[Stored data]
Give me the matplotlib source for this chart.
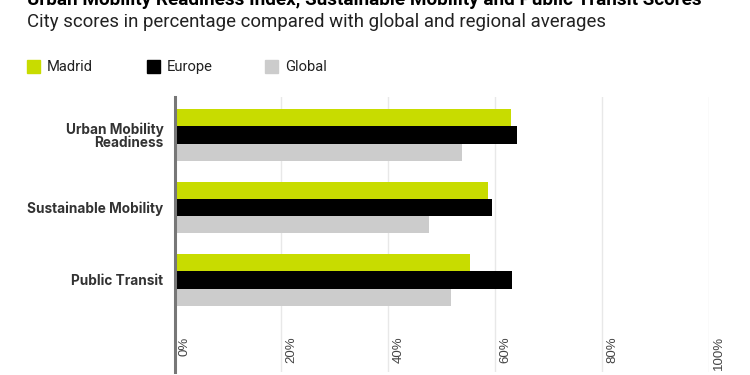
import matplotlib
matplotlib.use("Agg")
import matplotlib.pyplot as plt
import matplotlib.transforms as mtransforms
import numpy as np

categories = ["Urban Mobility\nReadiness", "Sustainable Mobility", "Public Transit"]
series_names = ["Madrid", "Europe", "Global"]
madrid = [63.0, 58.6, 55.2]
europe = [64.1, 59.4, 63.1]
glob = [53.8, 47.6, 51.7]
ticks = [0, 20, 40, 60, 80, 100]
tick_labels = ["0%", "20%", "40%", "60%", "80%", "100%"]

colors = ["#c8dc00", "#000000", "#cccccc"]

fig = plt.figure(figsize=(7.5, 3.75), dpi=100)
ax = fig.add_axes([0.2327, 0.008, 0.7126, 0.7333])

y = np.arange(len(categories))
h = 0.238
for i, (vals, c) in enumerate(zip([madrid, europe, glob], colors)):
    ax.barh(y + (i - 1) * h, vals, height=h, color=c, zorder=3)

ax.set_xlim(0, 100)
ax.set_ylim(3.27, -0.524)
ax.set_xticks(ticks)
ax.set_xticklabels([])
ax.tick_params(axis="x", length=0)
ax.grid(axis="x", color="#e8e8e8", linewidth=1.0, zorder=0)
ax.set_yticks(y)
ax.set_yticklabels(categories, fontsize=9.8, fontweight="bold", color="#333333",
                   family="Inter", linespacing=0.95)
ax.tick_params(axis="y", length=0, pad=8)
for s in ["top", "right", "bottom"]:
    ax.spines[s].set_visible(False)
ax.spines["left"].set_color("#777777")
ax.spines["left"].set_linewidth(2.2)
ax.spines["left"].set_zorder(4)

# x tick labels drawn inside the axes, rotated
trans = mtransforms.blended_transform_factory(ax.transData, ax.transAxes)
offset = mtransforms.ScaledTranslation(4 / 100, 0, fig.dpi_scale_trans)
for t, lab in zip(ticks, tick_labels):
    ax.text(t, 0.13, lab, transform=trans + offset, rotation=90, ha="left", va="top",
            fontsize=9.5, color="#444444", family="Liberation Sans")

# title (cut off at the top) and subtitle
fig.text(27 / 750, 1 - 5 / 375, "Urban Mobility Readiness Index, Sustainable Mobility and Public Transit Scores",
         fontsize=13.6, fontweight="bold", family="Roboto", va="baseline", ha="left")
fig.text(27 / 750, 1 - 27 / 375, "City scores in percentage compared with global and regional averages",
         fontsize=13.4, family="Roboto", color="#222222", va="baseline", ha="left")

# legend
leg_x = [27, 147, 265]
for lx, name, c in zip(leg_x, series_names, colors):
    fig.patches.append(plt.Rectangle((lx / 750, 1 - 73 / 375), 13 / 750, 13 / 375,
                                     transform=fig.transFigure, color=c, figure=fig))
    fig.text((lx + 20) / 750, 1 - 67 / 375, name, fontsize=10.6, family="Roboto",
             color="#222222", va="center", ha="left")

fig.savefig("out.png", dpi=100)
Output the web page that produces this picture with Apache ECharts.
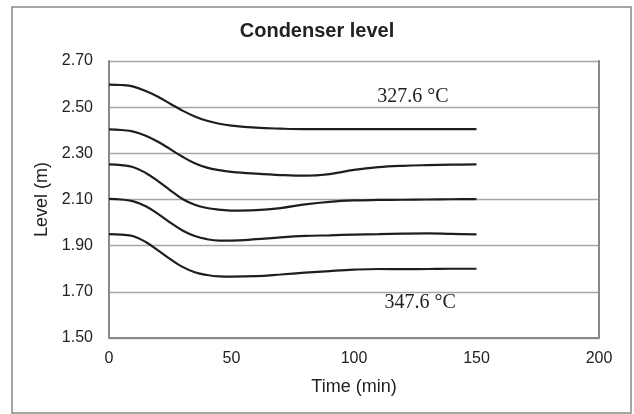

| PROBLEM |
State only how many lines in the material include "with".

| EXERCISE ANSWER |
2